## Available data
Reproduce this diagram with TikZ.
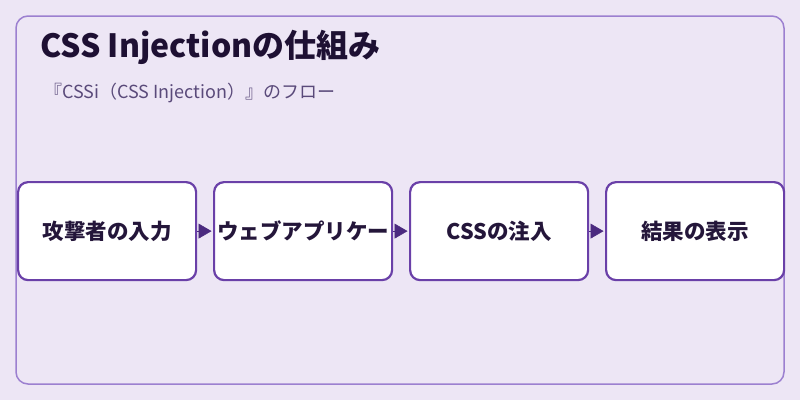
\documentclass[tikz,border=0pt]{standalone}
\usepackage{fontspec}
\setmainfont{Noto Sans CJK JP}
\usetikzlibrary{arrows.meta}
\definecolor{bgc}{HTML}{EDE6F5}
\definecolor{cardc}{HTML}{9C80D0}
\definecolor{boxc}{HTML}{6A40A8}
\definecolor{arrc}{HTML}{4B2A7F}
\definecolor{titlec}{HTML}{1E1033}
\definecolor{subc}{HTML}{5A4A7A}
\definecolor{textc}{HTML}{24163A}
\tikzset{
  stepbox/.style={draw=boxc, line width=2.2pt, fill=white, rounded corners=10pt,
    minimum width=178pt, minimum height=98pt, inner sep=0pt, anchor=north west,
    font=\fontsize{21.5}{26}\selectfont\bfseries, text=textc},
  flow/.style={-{Triangle[length=13pt,width=15pt]}, draw=arrc, fill=arrc, line width=0.5pt, shorten >=1.5pt}
}
\begin{document}
\begin{tikzpicture}[x=1pt,y=-1pt]
\useasboundingbox (0,0) rectangle (800,400);
\fill[bgc] (0,0) rectangle (800,400);
\draw[cardc, line width=1.5pt, rounded corners=12pt] (16,16) rectangle (784,384);
\node[anchor=base west, inner sep=0pt, text=titlec, font=\fontsize{32}{38}\selectfont\bfseries] (title) at (40,57) {CSS Injectionの仕組み};
\node[anchor=base west, inner sep=0pt, text=subc, font=\fontsize{18}{22}\selectfont] (sub) at (44,98) {『CSSi（CSS Injection）』のフロー};
\node[stepbox] (b1) at (17,181) {攻撃者の入力};
\node[stepbox] (b2) at (213,181) {ウェブアプリケー};
\node[stepbox] (b3) at (409,181) {CSSの注入};
\node[stepbox] (b4) at (605,181) {結果の表示};
\draw[flow] (b1.east) -- (b2.west);
\draw[flow] (b2.east) -- (b3.west);
\draw[flow] (b3.east) -- (b4.west);
\end{tikzpicture}
\end{document}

## Set problem
Write out the full set of lines verbatim, without the pictures.

## Completed task
Reproduce this diagram with TikZ.
\documentclass[tikz,border=0pt]{standalone}
\usepackage{fontspec}
\setmainfont{Noto Sans CJK JP}
\usetikzlibrary{arrows.meta}
\definecolor{bgc}{HTML}{EDE6F5}
\definecolor{cardc}{HTML}{9C80D0}
\definecolor{boxc}{HTML}{6A40A8}
\definecolor{arrc}{HTML}{4B2A7F}
\definecolor{titlec}{HTML}{1E1033}
\definecolor{subc}{HTML}{5A4A7A}
\definecolor{textc}{HTML}{24163A}
\tikzset{
  stepbox/.style={draw=boxc, line width=2.2pt, fill=white, rounded corners=10pt,
    minimum width=178pt, minimum height=98pt, inner sep=0pt, anchor=north west,
    font=\fontsize{21.5}{26}\selectfont\bfseries, text=textc},
  flow/.style={-{Triangle[length=13pt,width=15pt]}, draw=arrc, fill=arrc, line width=0.5pt, shorten >=1.5pt}
}
\begin{document}
\begin{tikzpicture}[x=1pt,y=-1pt]
\useasboundingbox (0,0) rectangle (800,400);
\fill[bgc] (0,0) rectangle (800,400);
\draw[cardc, line width=1.5pt, rounded corners=12pt] (16,16) rectangle (784,384);
\node[anchor=base west, inner sep=0pt, text=titlec, font=\fontsize{32}{38}\selectfont\bfseries] (title) at (40,57) {CSS Injectionの仕組み};
\node[anchor=base west, inner sep=0pt, text=subc, font=\fontsize{18}{22}\selectfont] (sub) at (44,98) {『CSSi（CSS Injection）』のフロー};
\node[stepbox] (b1) at (17,181) {攻撃者の入力};
\node[stepbox] (b2) at (213,181) {ウェブアプリケー};
\node[stepbox] (b3) at (409,181) {CSSの注入};
\node[stepbox] (b4) at (605,181) {結果の表示};
\draw[flow] (b1.east) -- (b2.west);
\draw[flow] (b2.east) -- (b3.west);
\draw[flow] (b3.east) -- (b4.west);
\end{tikzpicture}
\end{document}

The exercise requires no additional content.